6 Ways the Online Grey Market Hurts your Brand
People usually associate the grey market with exclusive luxury brands. Indeed, watches, eyewear, and handbags are the most targeted categories. The grey market preys on scarcity, so it usually spares mass-market brands.
But as the grey market increasingly moves online, it targets new industries. Marketplaces like Amazon make it easier to sell and move products across borders, and any price difference between two countries now creates opportunities for arbitrages.
Consumer electronics brands, for instance, face competition from marketplace sellers with parallel import stocks. The grey market is no longer a luxury-only problem.
Here are six ways the online grey market could hurt you, even if you’re not Chanel.
Damage to your brand image
By definition, grey market e-retailers are not part of your official distribution network. They operate without oversight from your e-retail team. Stocks will be sporadic. Prices will fluctuate nonstop. And obviously, product content will be off. If you’re lucky, they’ll rip it off your website. If you’re not, they’ll snap a quick phone picture.

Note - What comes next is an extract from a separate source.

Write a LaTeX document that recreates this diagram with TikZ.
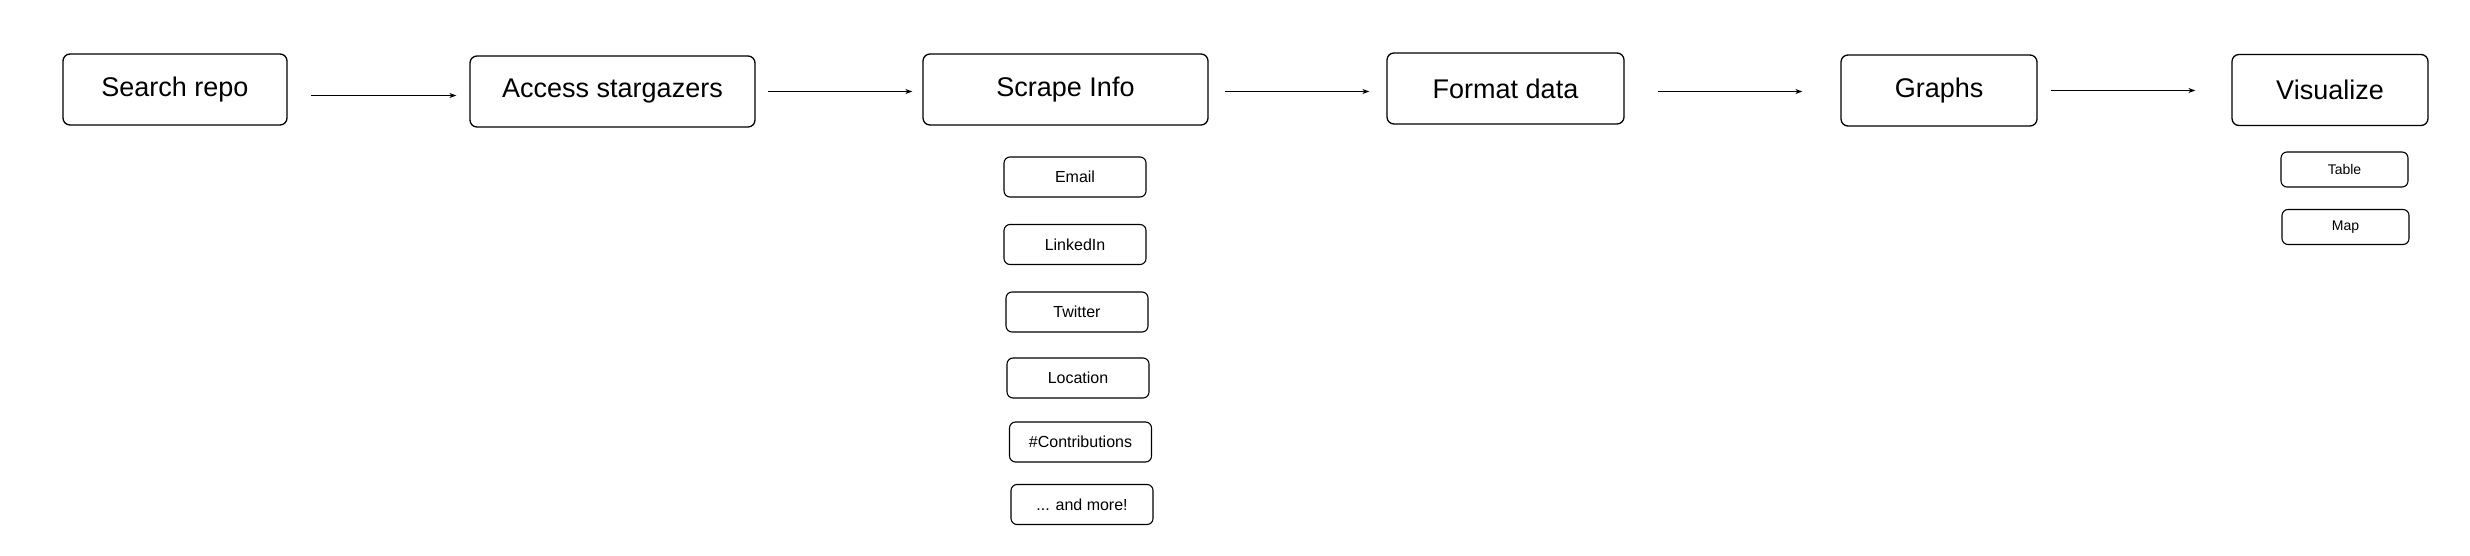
\documentclass[tikz,border=0pt]{standalone}
\usepackage{fontspec}
\setmainfont{Liberation Sans}
\usetikzlibrary{arrows.meta}

\begin{document}
\begin{tikzpicture}[x=1pt,y=-1pt,
  stage/.style={draw,rounded corners=7pt,line width=1.3pt,minimum height=71pt,inner sep=0pt,font=\fontsize{27}{32}\selectfont},
  item/.style={draw,rounded corners=6pt,line width=1.1pt,minimum width=142pt,minimum height=40pt,inner sep=0pt,font=\fontsize{16}{19}\selectfont},
  subitem/.style={item,minimum width=127pt,minimum height=35pt,font=\fontsize{14}{17}\selectfont},
  flow/.style={-{Stealth[length=7pt,width=5pt]},line width=1.1pt}]
\useasboundingbox (0,0) rectangle (2470,556);

% main pipeline
\node[stage,minimum width=224pt] (search) at (175,89.5) {Search repo};
\node[stage,minimum width=285pt] (access) at (612.5,91.5) {Access stargazers};
\node[stage,minimum width=285pt] (scrape) at (1065.5,89.5) {Scrape Info};
\node[stage,minimum width=237pt] (format) at (1505.5,88.5) {Format data};
\node[stage,minimum width=196pt] (graphs) at (1939,90.5) {Graphs};
\node[stage,minimum width=196pt] (visual) at (2330,90) {Visualize};

% scraped fields
\node[item] (email) at (1075,177) {Email};
\node[item] (linkedin) at (1075,244.5) {LinkedIn};
\node[item] (twitter) at (1077,312) {Twitter};
\node[item] (location) at (1078,378) {Location};
\node[item] (contrib) at (1080.5,442) {\#Contributions};
\node[item] (more) at (1082,504.5) {... and more!};

% outputs
\node[subitem] (table) at (2344.5,169.5) {Table};
\node[subitem] (map) at (2345.5,227) {Map};

\draw[flow,shorten <=23pt,shorten >=13pt] ([yshift=-6pt]search.east) -- ([yshift=-6pt]search.east -| access.west);
\draw[flow,shorten <=12pt,shorten >=10pt] (access.east) -- (access.east -| scrape.west);
\draw[flow,shorten <=16pt,shorten >=17pt] ([yshift=-2pt]scrape.east) -- ([yshift=-2pt]scrape.east -| format.west);
\draw[flow,shorten <=33pt,shorten >=38pt] ([yshift=-3pt]format.east) -- ([yshift=-3pt]format.east -| graphs.west);
\draw[flow,shorten <=13pt,shorten >=36pt] (graphs.east) -- (graphs.east -| visual.west);

\end{tikzpicture}
\end{document}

Even if the volumes selling through grey-market channels are low, these pages hurt your brand.
Acquiring a product is a matter of emotion, and the emotion is tied to your brand. And a strong brand is what sets successful manufacturers apart from the rest.
Lack of pre- and post-sales service
For the consumer, buying a product from a grey-market channel might go relatively smoothly. That is, until the consumer needs assistance or realizes he or she has purchased the wrong product. Authorized resellers usually offer expertise, support, free returns, and the official manufacturer warranty.
Grey-market buyers will usually be turned down by the seller if they encounter an issue. The risk is that they turn to the brand, which, more often than not, is unable to process their request.
Unfair competition to authorized e-retailers
Authorized sellers are at a disadvantage when competing against grey-market sellers. Because they get their stocks from official channels, they can’t benefit from cross-border price arbitrages. They also need to support a higher cost structure: a real e-commerce site (compared to selling on marketplaces), rich content, free returns, and support staff.
Grey-market sellers’ bread and butter is to offer products at a steep markdown. By doing so, they compete directly with legitimate e-retailers and hurt their sales. While one expects e-retailers to compete between themselves, one can’t assume that they’ll be happy about low-cost direct competition.
Worldwide prices trending down
Most brands have different price lists for different countries. As value-based pricing dominates how brands do pricing nowadays, it might be perfectly rational to offer different wholesale prices in different countries, at least in theory. However, that practice is getting increasingly harder to implement, and the grey market is partly to blame.
If you don’t strictly control to whom your distributors can sell, you’ll shortly see cross-border deals. These deals happen within your authorized distribution network but occur between players that shouldn’t be doing business together. So it’s still considered within the grey market.
In the end, the lowest price point will prevail.
Lack of sell-out visibility
One of the keys to e-retail success is sell-out visibility (knowing where your products sell), both down to the final client purchase or at least to the product-page level. It is already hard to achieve as most e-retailers and distributors will only provide aggregated sell-outs every month. We should know: We created BlueBoard to give brands the product-page-level visibility they need to make the best e-retail decisions.
When you surrender part of your online distribution to grey-market channels, you lose visibility on some sales. Goods destined to be sold in Poland make their way to England. Products that were supposed to be for retail purchase end up online. This hinders your ability to make data-driven decisions.
Quality issues and low satisfaction
One common supply source of the grey market is factory rejects, especially for brands with high-quality standards. Depending on your relationship with your factory, there might be a risk that faulty or substandard products make their way to your final customer.
From then on, it’s pretty apparent how this could hurt your reputation. It doesn’t matter that the customer bought the product on a shady site; in their mind, if your logo’s on it, you’re at fault.